Buying a Bike for its Parts

Late 1980’s Deore thumb shifter with optional friction mode.

Vintage bicycle parts are often hard to come by.  While I have decided not to participate in the current trend of dismantling and re-selling vintage bikes and parts on eBay, sometimes buying a bike for parts is the only way you can acquire what you are looking for.

1989 Bridgestone MB3 – with non-garish 80’s color scheme

So, almost by accident, I purchased a 1989 Bridgestone MB3 in order to harvest the parts I wanted: Deore friction/SIS thumb shifters, Deore derailleurs, and a very unusual lavender anodized Nitto dirt drop style stem and Nitto bar (see below).  I also noted that the bike’s wheelset looked pretty good – Deore hubs, laced with Wheelsmith spokes to a Ritchey Vantage rim.

When the bike arrived, I was a little taken aback by the quality of this frameset:  triple butted Ishiwata oversize tubes, and forged drop outs with eyelets.  These features, combined with the two bottle cage mounts and rear seat stay rack mounts, make for a versatile frame.  The secret is out that lugged steel mountain bike frames make great Portland winter commuters.  I think my 1987 Panasonic MC-7500 is feeling a little threatened right now.  I had planned on selling or donating the MB3 frame, but now I am not so sure.

The Shimano Deore groupset dates to 1989, except for the shifters which have a 1987 date code.  The Nitto bar is not original to the bike, and is in as new condition.  The Ritchey wheelset turned out to be a real bonus.  With a simple hub overhaul and minor truing, this wheelset is as nice as any 26″ example out there.

Nitto lavender anodized stem

Appaloosa color scheme

The parts I wanted have exceeded my expectations, with the lavender anodized Nitto stem being the absolute gem in the group.  It is shown pictured above as an idea for the stem on my new Rivendell Appaloosa.  The stem color picks up the brown/purple accent colors in the paint scheme, which is just what I hoped for.

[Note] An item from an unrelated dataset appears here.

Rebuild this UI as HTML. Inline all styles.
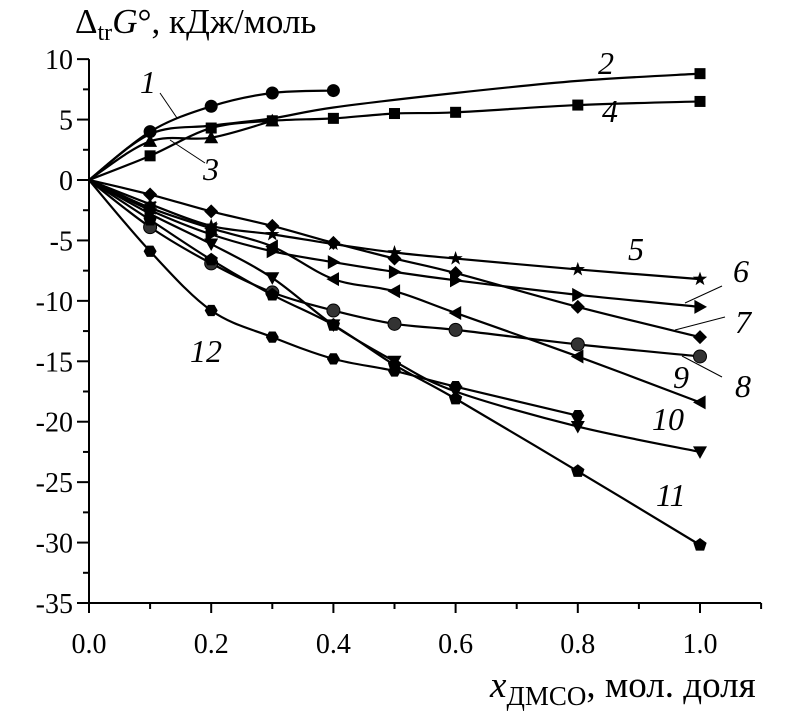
<!DOCTYPE html>
<html><head><meta charset="utf-8"><style>
html,body{margin:0;padding:0;background:#fff;}
svg{display:block;font-family:"Liberation Serif",serif;}
</style></head><body>
<svg id="chart" width="812" height="722" viewBox="0 0 812 722" xmlns="http://www.w3.org/2000/svg">
<g id="axes"></g>
<g id="series"></g>
<g id="labels"></g>
<text x="75" y="33" font-size="35">Δ<tspan font-size="24" dy="7">tr</tspan><tspan dy="-7" font-style="italic">G</tspan>°, кДж/моль</text>
<text x="490" y="697" font-size="37"><tspan font-style="italic">x</tspan><tspan font-size="27" dy="8">ДМСО</tspan><tspan dy="-8">, мол. доля</tspan></text>
</svg>
<script>
const xTicks=[0,0.2,0.4,0.6,0.8,1.0];
const xTickLabels=["0.0","0.2","0.4","0.6","0.8","1.0"];
const yTicks=[10,5,0,-5,-10,-15,-20,-25,-30,-35];
const yTickLabels=["10","5","0","-5","-10","-15","-20","-25","-30","-35"];
const xFull=[0,0.1,0.2,0.3,0.4,0.5,0.6,0.8,1.0];
const x1=[0,0.1,0.2,0.3,0.4];
const y1=[0,4.0,6.1,7.2,7.4];
const x2=[0,0.1,0.2,0.3,0.4,0.6,0.8,1.0];
const y2=[0,3.8,4.5,5.1,6.0,7.2,8.2,8.8];
const x3=[0,0.1,0.2,0.3];
const y3=[0,3.2,3.5,4.9];
const y4=[0,2.0,4.3,4.9,5.1,5.5,5.6,6.2,6.5];
const y5=[0,-2.0,-3.8,-4.5,-5.3,-6.0,-6.5,-7.4,-8.2];
const y6=[0,-2.5,-4.5,-5.9,-6.8,-7.6,-8.3,-9.5,-10.5];
const y7=[0,-1.2,-2.6,-3.8,-5.2,-6.5,-7.7,-10.5,-13.0];
const y8=[0,-2.3,-4.0,-5.5,-8.2,-9.2,-11.0,-14.6,-18.4];
const y9=[0,-3.9,-6.9,-9.3,-10.8,-11.9,-12.4,-13.6,-14.6];
const y10=[0,-2.8,-5.3,-8.1,-12.0,-15.0,-17.5,-20.4,-22.5];
const y11=[0,-3.3,-6.6,-9.5,-12.0,-15.3,-18.1,-24.1,-30.2];
const x12=[0,0.1,0.2,0.3,0.4,0.5,0.6,0.8];
const y12=[0,-5.9,-10.8,-13.0,-14.8,-15.8,-17.1,-19.5];

const NS="http://www.w3.org/2000/svg";
const X=v=>89+v*611;
const Y=v=>180-v*12.086;
function mk(tag,attrs,parent){const e=document.createElementNS(NS,tag);for(const k in attrs)e.setAttribute(k,attrs[k]);parent.appendChild(e);return e;}
const axes=document.getElementById('axes');
const ser=document.getElementById('series');
let e;
e=mk('line',{x1:X(0),y1:Y(10),x2:X(0),y2:Y(-35),stroke:'#000','stroke-width':2},axes);


e=mk('line',{x1:X(0),y1:Y(-35),x2:X(1.1),y2:Y(-35),stroke:'#000','stroke-width':2},axes);


yTicks.forEach((t,i)=>{
  e=mk('line',{x1:X(0)-12,y1:Y(t),x2:X(0),y2:Y(t),stroke:'#000','stroke-width':2},axes);
  
  
  if(t>-35){e=mk('line',{x1:X(0)-6,y1:Y(t-2.5),x2:X(0),y2:Y(t-2.5),stroke:'#000','stroke-width':2},axes);
  
  }
  e=mk('text',{x:X(0)-16,y:Y(t)+10,'text-anchor':'end','font-size':28},axes);
  e.textContent=yTickLabels[i];
  
  
});
xTicks.forEach((t,i)=>{
  e=mk('line',{x1:X(t),y1:Y(-35),x2:X(t),y2:Y(-35)+10,stroke:'#000','stroke-width':2},axes);
  
  
  e=mk('line',{x1:X(t+0.1),y1:Y(-35),x2:X(t+0.1),y2:Y(-35)+6,stroke:'#000','stroke-width':2},axes);
  
  
  e=mk('text',{x:X(t),y:653,'text-anchor':'middle','font-size':28},axes);
  e.textContent=xTickLabels[i];
  
  
});
function smooth(pts){let d='M'+pts[0][0]+','+pts[0][1];for(let i=0;i<pts.length-1;i++){const p0=pts[i-1]||pts[i],p1=pts[i],p2=pts[i+1],p3=pts[i+2]||p2;const t=6;d+=' C'+(p1[0]+(p2[0]-p0[0])/t)+','+(p1[1]+(p2[1]-p0[1])/t)+' '+(p2[0]-(p3[0]-p1[0])/t)+','+(p2[1]-(p3[1]-p1[1])/t)+' '+p2[0]+','+p2[1];}return d;}
function marker(type,cx,cy,g){
  const s=7;let el;
  if(type==='circle')el=mk('circle',{cx,cy,r:6.5,fill:'#000'},g);
  else if(type==='sphere')el=mk('circle',{cx,cy,r:6.5,fill:'#333',stroke:'#000','stroke-width':1},g);
  else if(type==='square')el=mk('rect',{x:cx-5.5,y:cy-5.5,width:11,height:11,fill:'#000'},g);
  else{let p;
    if(type==='tri-up')p=[[0,-s],[s,s*0.8],[-s,s*0.8]];
    else if(type==='tri-down')p=[[0,s],[s,-s*0.8],[-s,-s*0.8]];
    else if(type==='tri-right')p=[[s,0],[-s*0.8,s],[-s*0.8,-s]];
    else if(type==='tri-left')p=[[-s,0],[s*0.8,s],[s*0.8,-s]];
    else if(type==='diamond')p=[[0,-s],[s,0],[0,s],[-s,0]];
    else if(type==='star'){p=[];for(let k=0;k<10;k++){const r=k%2?3:7.5,a=-Math.PI/2+k*Math.PI/5;p.push([r*Math.cos(a),r*Math.sin(a)]);}}
    else if(type==='pentagon'){p=[];for(let k=0;k<5;k++){const a=-Math.PI/2+k*2*Math.PI/5;p.push([7*Math.cos(a),7*Math.sin(a)]);}}
    else {p=[];for(let k=0;k<6;k++){const a=k*Math.PI/3;p.push([6.5*Math.cos(a),6.5*Math.sin(a)]);}}
    el=mk('polygon',{points:p.map(q=>(cx+q[0])+','+(cy+q[1])).join(' '),fill:'#000'},g);}
  
  
}
const defs=[
 ['1',x1,y1,'circle',false],['2',x2,y2,'square',true],['3',x3,y3,'tri-up',false],['4',xFull,y4,'square',false],
 ['5',xFull,y5,'star',false],['6',xFull,y6,'tri-right',false],['7',xFull,y7,'diamond',false],['8',xFull,y8,'tri-left',false],
 ['9',xFull,y9,'sphere',false],['10',xFull,y10,'tri-down',false],['11',xFull,y11,'pentagon',false],['12',x12,y12,'hexagon',false]];
defs.forEach(d=>{
  const g=mk('g',{},ser);
  
  
  const pts=d[1].map((x,i)=>[X(x),Y(d[2][i])]);
  const p=mk('path',{d:smooth(pts),fill:'none',stroke:'#000','stroke-width':2.2},g);
  
  
  pts.forEach((q,i)=>{if(i===0)return;if(d[4]&&i<pts.length-1)return;marker(d[3],q[0],q[1],g);});
});
const labs=document.getElementById('labels');
const labelText=[['1',140,93],['2',598,74],['3',203,180],['4',602,122],['5',628,260],['6',733,282],['7',735,333],['8',735,397],['9',673,388],['10',652,430],['11',656,506],['12',190,362]];
labelText.forEach(l=>{e=mk('text',{x:l[1],y:l[2],'font-size':32,'font-style':'italic'},labs);e.textContent=l[0];
  
  });
const leaders=[[160,93,177,118],[170,140,205,163],[685,303,722,286],[675,330,725,317],[682,356,722,377]];
leaders.forEach(q=>{e=mk('line',{x1:q[0],y1:q[1],x2:q[2],y2:q[3],stroke:'#000','stroke-width':1},labs);
  
  });
</script>
</body></html>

10 thoughts on “Buying a Bike for its Parts

  1. Hi Nola, I read somewhere that Grant Peterson was the brains behind Bridgestone and why those bikes are of such high quality and so sought after. All the best, Daryl

  2. Hi, Nola-
    Seems only right that Grant spec’d parts should go on a Grant spec’d frameset. There’s a nice symmetry to it.

    • My thoughts exactly. And if Nola doesn’t build up the MB-3, she’ll have no trouble passing it on. The Bridgestone crowd is somewhat fanatical about their bikes… ask me how I know…

      Now when do we get to see the whole Appaloosa? 😉

  3. The lugged Bridgestones are Japanese built and very desirable. The Taiwanese build bikes are also nice but are TIG welded.

  4. It seems I am destined to keep this nice Bridgestone MB3 frame. It rivals many other nice Japanese built offerings from this era. My 1987 Panasonic MC-7500 winter bike is built with Tange Prestige double butted tubes, and features a wild 1980’s lime green and yellow color scheme. That bike is a delight to ride, but the frame has been through a lot, as compared to this Bridgestone, which has a more conservative color scheme, and a slightly lighter frame and fork.

    It was part of my plan to go back to Rivendell’s roots in searching out the parts for my Appaloosa build. Stay tuned for progress updates!

  5. Nice score, I had an 86 Miyata Trail Runner pass through my hands recently and I am on the look out for another Lugged steel MTB. They make bomb proof PNW commuters and I read somewhere that the early MTBs share alot with touring bikes which might explain the smooth ride. That stem will be awesome on your Rivendell.

  6. I think that lavender stem may started out as anodized black. I have a 1985 Miyata Ridge Runner with what I call aubergine bars and stem, but I’m told they _were_ black.

    • Don’t know about that. It’s lavender now and quite lovely. Anodizing is a process whereby an electrical current is used to transfer a dye to an aluminum component.